As for whether changes in this year’s calendar could have had an effect, while Labor Day fell on Sept. 7 last year so the holiday didn’t fall in the six-day window, the payment percentage is still well below the reporting of 2019 when the holiday was on Sept. 2. And the payment rate is also below each July for the past three years, which has a holiday on the fourth of the month.
Eclipsing Other Months
The high percentage of non-payments also eclipses other recent months that had relatively low percentages of tenants making rent. The second-lowest rent payment figures in the first six days of any recent month came in December 2020, when about 75% of renters paid.
That payment delay could have resulted from pending year-end holidays, as apartment dwellers who had already struggled to weather the pandemic effects of 2020 and the high unemployment were then faced with the traditional gift-buying season and other expenses from celebrating the holidays.
While natural disasters may have contributed to September’s low rent payments, another factor at play is the nation’s struggle to provide enough affordable housing to those who need it.
The U.S. faces a gap of 5.5 million to 6.8 million housing units of all kinds, including rental apartments, rental houses, for-sale houses and affordable rental units, according to a separate study that Rosen Consulting Group conducted for the National Association of Realtors.
One-bedroom apartment rents grew just under 4% in the first four months of this year, according to a CoStar analysis. Typically, analysts would have expected apartment rents to be up roughly 1.7% through April, making the rent growth of early this year more than double the normal seasonal trend, according to the analysis.
Earlier this month, the Biden administration announced plans to offer more attractive financing for investors, raise Fannie Mae and Freddie Mac’s caps on low-income housing tax credits, and expand the two mortgage giants’ capacity to lend on mobile home properties and two- and four-unit apartments. This is in an effort to increase affordable multifamily housing across the nation.

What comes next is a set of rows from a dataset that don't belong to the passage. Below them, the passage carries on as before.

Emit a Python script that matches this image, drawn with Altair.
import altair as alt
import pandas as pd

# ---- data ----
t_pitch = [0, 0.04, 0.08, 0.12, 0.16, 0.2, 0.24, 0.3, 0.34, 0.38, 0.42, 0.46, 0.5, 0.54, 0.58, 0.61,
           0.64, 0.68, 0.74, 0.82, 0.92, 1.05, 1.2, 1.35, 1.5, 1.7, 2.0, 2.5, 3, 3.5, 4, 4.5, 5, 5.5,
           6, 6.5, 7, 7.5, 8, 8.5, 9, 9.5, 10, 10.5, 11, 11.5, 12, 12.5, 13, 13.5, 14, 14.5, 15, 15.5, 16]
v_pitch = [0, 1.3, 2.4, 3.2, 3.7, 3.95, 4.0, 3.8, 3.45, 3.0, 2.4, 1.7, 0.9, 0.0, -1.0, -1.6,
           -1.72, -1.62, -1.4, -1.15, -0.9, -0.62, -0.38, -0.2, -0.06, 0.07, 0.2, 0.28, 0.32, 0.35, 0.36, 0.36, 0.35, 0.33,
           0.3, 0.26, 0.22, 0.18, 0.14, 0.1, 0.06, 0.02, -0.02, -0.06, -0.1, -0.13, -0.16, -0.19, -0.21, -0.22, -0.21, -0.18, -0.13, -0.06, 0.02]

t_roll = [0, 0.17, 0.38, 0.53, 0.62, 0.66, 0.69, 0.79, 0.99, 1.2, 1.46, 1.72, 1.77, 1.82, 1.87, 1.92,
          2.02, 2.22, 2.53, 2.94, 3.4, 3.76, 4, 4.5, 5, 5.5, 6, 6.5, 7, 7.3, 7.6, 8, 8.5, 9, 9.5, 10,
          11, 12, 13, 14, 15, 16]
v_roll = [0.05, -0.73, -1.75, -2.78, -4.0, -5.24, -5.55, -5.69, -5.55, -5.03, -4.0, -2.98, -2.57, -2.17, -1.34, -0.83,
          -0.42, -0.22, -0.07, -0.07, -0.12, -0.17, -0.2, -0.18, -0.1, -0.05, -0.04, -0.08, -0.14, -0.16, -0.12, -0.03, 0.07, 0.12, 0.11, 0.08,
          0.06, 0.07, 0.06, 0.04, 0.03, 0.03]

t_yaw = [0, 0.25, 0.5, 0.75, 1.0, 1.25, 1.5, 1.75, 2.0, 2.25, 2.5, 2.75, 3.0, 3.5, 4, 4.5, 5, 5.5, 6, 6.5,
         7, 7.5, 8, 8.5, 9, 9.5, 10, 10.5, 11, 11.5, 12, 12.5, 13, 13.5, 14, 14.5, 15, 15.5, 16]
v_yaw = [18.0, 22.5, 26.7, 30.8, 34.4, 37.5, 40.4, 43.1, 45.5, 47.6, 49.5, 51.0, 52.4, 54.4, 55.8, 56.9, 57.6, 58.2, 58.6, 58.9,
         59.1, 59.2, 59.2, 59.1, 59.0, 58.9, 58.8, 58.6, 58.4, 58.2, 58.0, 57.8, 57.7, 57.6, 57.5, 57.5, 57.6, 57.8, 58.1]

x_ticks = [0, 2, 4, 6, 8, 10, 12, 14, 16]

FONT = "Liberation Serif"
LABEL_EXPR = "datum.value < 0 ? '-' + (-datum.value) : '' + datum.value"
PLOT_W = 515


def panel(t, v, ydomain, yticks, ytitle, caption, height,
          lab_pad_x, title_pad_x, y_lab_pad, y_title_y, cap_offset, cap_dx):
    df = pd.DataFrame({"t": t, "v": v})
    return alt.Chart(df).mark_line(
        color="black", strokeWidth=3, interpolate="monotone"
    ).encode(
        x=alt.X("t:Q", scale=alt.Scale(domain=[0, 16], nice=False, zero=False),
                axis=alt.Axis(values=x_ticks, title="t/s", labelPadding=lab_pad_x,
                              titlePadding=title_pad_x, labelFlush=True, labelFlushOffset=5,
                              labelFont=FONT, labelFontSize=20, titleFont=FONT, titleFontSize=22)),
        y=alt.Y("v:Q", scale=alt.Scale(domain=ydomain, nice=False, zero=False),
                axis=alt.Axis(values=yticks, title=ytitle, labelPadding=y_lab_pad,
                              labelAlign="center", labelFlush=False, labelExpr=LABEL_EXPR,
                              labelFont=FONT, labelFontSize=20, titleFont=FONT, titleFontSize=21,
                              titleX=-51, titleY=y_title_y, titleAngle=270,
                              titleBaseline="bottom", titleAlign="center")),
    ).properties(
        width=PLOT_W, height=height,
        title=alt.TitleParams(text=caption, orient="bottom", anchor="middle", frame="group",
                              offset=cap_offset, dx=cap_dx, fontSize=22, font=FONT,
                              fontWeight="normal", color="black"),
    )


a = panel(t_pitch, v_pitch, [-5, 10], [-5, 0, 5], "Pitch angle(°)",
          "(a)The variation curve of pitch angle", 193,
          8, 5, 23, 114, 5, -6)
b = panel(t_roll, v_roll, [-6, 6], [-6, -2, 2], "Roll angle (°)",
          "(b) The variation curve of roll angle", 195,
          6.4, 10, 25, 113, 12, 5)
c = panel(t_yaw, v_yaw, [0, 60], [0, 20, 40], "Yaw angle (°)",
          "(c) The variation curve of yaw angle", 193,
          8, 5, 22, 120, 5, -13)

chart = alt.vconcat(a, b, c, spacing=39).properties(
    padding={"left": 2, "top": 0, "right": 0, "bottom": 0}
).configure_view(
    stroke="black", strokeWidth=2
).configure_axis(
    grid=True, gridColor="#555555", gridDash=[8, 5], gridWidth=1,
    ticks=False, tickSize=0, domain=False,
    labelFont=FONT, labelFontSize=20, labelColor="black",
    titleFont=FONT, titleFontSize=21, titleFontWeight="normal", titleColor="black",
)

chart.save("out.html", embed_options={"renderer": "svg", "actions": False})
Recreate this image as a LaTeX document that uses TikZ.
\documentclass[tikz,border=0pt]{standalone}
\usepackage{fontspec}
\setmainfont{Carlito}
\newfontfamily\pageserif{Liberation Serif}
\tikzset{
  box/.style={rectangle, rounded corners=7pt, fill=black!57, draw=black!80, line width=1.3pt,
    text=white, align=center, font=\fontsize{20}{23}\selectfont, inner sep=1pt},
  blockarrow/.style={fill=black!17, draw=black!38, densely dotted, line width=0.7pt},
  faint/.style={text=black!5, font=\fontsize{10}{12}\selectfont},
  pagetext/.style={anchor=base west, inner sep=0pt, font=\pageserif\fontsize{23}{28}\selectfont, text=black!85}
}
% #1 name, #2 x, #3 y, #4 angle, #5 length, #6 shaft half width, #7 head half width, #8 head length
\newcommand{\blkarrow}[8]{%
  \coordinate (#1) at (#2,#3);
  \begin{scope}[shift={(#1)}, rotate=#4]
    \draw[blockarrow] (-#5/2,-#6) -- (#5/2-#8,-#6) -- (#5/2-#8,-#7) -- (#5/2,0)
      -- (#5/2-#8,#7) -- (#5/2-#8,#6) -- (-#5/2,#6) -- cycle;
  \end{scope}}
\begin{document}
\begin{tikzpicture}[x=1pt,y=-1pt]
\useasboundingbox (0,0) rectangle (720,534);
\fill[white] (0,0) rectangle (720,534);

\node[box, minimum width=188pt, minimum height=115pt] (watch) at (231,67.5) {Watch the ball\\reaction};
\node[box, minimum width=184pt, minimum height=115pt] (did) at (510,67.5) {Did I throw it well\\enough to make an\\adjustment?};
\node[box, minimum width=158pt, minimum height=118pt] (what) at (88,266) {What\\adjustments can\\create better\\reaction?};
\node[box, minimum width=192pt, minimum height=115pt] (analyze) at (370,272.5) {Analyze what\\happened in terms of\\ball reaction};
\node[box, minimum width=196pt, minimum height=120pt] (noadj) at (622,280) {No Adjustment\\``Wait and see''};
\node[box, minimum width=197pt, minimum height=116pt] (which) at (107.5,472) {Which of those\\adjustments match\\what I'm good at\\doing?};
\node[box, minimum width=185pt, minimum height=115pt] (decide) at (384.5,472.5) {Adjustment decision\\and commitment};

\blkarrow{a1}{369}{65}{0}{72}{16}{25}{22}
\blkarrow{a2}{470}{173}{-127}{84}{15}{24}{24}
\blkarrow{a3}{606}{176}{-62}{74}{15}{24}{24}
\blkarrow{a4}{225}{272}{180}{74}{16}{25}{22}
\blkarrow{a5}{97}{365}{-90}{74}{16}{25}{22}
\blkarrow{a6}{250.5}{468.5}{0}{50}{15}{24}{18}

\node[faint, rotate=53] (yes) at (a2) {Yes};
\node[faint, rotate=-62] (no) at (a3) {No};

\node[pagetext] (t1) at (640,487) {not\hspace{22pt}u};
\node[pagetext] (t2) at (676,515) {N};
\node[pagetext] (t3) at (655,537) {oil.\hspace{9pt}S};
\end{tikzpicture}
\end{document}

Aside from the payment data, multifamily property has been in demand, with investors pouring cash into the sector this year. Kennedy Wilson, an investment company based in Beverly Hills, California, recently launched a $1.5 billion multifamily investment platform. Washington Real Estate Investment Trust is selling almost all its office properties as it accelerates its plan to transform itself into a firm that focuses exclusively on multifamily real estate.
And Ivanhoé Cambridge, a Canadian investment firm, has its own partnership with Los Angeles-based Mount Auburn Multifamily to acquire ground-up multifamily developments throughout the United States.
JLL’s Scott is based in Dallas where, along with most other Sun Belt cities, he is seeing steady population and job growth bolstering the multifamily market and attracting investors to the region.
“Overall, we’re seeing rents move in a very positive direction … along with the pricing of real estate, cap rates and the amount of investors seeking to place money,” Scott said. Even with variations in rent payment rates, “I think what you’ll find is that multifamily is going to be a record year for most people.”